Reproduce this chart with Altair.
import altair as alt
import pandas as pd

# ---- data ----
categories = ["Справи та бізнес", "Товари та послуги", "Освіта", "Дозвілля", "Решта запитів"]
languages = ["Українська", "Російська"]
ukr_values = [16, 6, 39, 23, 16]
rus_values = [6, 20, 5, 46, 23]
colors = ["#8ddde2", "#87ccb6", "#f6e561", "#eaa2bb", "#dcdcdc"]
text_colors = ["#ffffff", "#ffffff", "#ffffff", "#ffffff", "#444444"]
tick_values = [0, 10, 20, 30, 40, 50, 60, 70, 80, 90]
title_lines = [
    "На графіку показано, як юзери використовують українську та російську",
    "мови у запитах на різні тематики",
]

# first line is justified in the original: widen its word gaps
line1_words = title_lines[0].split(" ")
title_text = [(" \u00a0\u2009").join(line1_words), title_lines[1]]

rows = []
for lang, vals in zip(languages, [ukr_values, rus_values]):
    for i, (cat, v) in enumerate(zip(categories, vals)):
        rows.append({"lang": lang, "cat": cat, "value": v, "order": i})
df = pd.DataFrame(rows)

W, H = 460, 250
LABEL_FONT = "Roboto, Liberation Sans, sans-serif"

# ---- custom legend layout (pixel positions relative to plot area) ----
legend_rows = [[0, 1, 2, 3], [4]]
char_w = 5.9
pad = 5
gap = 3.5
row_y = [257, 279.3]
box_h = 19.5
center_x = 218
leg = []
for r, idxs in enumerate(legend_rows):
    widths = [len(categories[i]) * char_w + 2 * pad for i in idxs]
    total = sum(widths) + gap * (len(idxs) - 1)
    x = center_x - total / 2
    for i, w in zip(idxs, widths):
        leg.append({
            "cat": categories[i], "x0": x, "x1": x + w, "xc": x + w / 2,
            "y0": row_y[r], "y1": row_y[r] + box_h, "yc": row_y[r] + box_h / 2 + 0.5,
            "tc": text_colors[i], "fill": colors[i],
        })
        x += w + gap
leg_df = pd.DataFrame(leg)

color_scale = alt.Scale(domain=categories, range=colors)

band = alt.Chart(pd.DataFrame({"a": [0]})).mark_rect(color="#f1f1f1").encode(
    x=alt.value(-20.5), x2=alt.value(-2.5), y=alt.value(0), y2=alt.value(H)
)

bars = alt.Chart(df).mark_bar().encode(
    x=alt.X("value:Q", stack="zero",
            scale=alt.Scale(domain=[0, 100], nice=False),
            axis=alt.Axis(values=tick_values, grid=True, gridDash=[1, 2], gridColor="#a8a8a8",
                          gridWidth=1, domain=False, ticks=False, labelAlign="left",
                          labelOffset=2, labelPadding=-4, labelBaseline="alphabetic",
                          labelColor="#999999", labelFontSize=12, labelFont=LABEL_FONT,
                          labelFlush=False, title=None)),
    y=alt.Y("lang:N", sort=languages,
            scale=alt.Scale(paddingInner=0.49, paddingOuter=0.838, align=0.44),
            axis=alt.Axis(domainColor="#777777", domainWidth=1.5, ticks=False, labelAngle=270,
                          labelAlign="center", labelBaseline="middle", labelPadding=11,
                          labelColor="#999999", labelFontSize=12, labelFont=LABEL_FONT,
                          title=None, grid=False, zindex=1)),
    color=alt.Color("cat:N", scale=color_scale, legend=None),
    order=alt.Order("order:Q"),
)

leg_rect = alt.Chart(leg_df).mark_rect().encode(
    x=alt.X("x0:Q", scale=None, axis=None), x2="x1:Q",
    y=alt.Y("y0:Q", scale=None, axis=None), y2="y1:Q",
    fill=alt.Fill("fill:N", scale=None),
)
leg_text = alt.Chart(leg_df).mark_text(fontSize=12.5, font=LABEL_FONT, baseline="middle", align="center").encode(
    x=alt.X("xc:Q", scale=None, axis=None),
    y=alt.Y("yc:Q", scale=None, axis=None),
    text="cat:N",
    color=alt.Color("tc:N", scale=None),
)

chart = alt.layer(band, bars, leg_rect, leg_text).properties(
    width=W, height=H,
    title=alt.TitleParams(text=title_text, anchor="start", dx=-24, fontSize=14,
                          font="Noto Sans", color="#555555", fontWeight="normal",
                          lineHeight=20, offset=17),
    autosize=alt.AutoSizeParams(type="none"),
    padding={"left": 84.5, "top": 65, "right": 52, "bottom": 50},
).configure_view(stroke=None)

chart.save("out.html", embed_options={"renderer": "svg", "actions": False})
* * *
## Short task
Quote each line of the data above exactly as written.

## Expected answer
Reproduce this chart with Altair.
import altair as alt
import pandas as pd

# ---- data ----
categories = ["Справи та бізнес", "Товари та послуги", "Освіта", "Дозвілля", "Решта запитів"]
languages = ["Українська", "Російська"]
ukr_values = [16, 6, 39, 23, 16]
rus_values = [6, 20, 5, 46, 23]
colors = ["#8ddde2", "#87ccb6", "#f6e561", "#eaa2bb", "#dcdcdc"]
text_colors = ["#ffffff", "#ffffff", "#ffffff", "#ffffff", "#444444"]
tick_values = [0, 10, 20, 30, 40, 50, 60, 70, 80, 90]
title_lines = [
    "На графіку показано, як юзери використовують українську та російську",
    "мови у запитах на різні тематики",
]

# first line is justified in the original: widen its word gaps
line1_words = title_lines[0].split(" ")
title_text = [(" \u00a0\u2009").join(line1_words), title_lines[1]]

rows = []
for lang, vals in zip(languages, [ukr_values, rus_values]):
    for i, (cat, v) in enumerate(zip(categories, vals)):
        rows.append({"lang": lang, "cat": cat, "value": v, "order": i})
df = pd.DataFrame(rows)

W, H = 460, 250
LABEL_FONT = "Roboto, Liberation Sans, sans-serif"

# ---- custom legend layout (pixel positions relative to plot area) ----
legend_rows = [[0, 1, 2, 3], [4]]
char_w = 5.9
pad = 5
gap = 3.5
row_y = [257, 279.3]
box_h = 19.5
center_x = 218
leg = []
for r, idxs in enumerate(legend_rows):
    widths = [len(categories[i]) * char_w + 2 * pad for i in idxs]
    total = sum(widths) + gap * (len(idxs) - 1)
    x = center_x - total / 2
    for i, w in zip(idxs, widths):
        leg.append({
            "cat": categories[i], "x0": x, "x1": x + w, "xc": x + w / 2,
            "y0": row_y[r], "y1": row_y[r] + box_h, "yc": row_y[r] + box_h / 2 + 0.5,
            "tc": text_colors[i], "fill": colors[i],
        })
        x += w + gap
leg_df = pd.DataFrame(leg)

color_scale = alt.Scale(domain=categories, range=colors)

band = alt.Chart(pd.DataFrame({"a": [0]})).mark_rect(color="#f1f1f1").encode(
    x=alt.value(-20.5), x2=alt.value(-2.5), y=alt.value(0), y2=alt.value(H)
)

bars = alt.Chart(df).mark_bar().encode(
    x=alt.X("value:Q", stack="zero",
            scale=alt.Scale(domain=[0, 100], nice=False),
            axis=alt.Axis(values=tick_values, grid=True, gridDash=[1, 2], gridColor="#a8a8a8",
                          gridWidth=1, domain=False, ticks=False, labelAlign="left",
                          labelOffset=2, labelPadding=-4, labelBaseline="alphabetic",
                          labelColor="#999999", labelFontSize=12, labelFont=LABEL_FONT,
                          labelFlush=False, title=None)),
    y=alt.Y("lang:N", sort=languages,
            scale=alt.Scale(paddingInner=0.49, paddingOuter=0.838, align=0.44),
            axis=alt.Axis(domainColor="#777777", domainWidth=1.5, ticks=False, labelAngle=270,
                          labelAlign="center", labelBaseline="middle", labelPadding=11,
                          labelColor="#999999", labelFontSize=12, labelFont=LABEL_FONT,
                          title=None, grid=False, zindex=1)),
    color=alt.Color("cat:N", scale=color_scale, legend=None),
    order=alt.Order("order:Q"),
)

leg_rect = alt.Chart(leg_df).mark_rect().encode(
    x=alt.X("x0:Q", scale=None, axis=None), x2="x1:Q",
    y=alt.Y("y0:Q", scale=None, axis=None), y2="y1:Q",
    fill=alt.Fill("fill:N", scale=None),
)
leg_text = alt.Chart(leg_df).mark_text(fontSize=12.5, font=LABEL_FONT, baseline="middle", align="center").encode(
    x=alt.X("xc:Q", scale=None, axis=None),
    y=alt.Y("yc:Q", scale=None, axis=None),
    text="cat:N",
    color=alt.Color("tc:N", scale=None),
)

chart = alt.layer(band, bars, leg_rect, leg_text).properties(
    width=W, height=H,
    title=alt.TitleParams(text=title_text, anchor="start", dx=-24, fontSize=14,
                          font="Noto Sans", color="#555555", fontWeight="normal",
                          lineHeight=20, offset=17),
    autosize=alt.AutoSizeParams(type="none"),
    padding={"left": 84.5, "top": 65, "right": 52, "bottom": 50},
).configure_view(stroke=None)

chart.save("out.html", embed_options={"renderer": "svg", "actions": False})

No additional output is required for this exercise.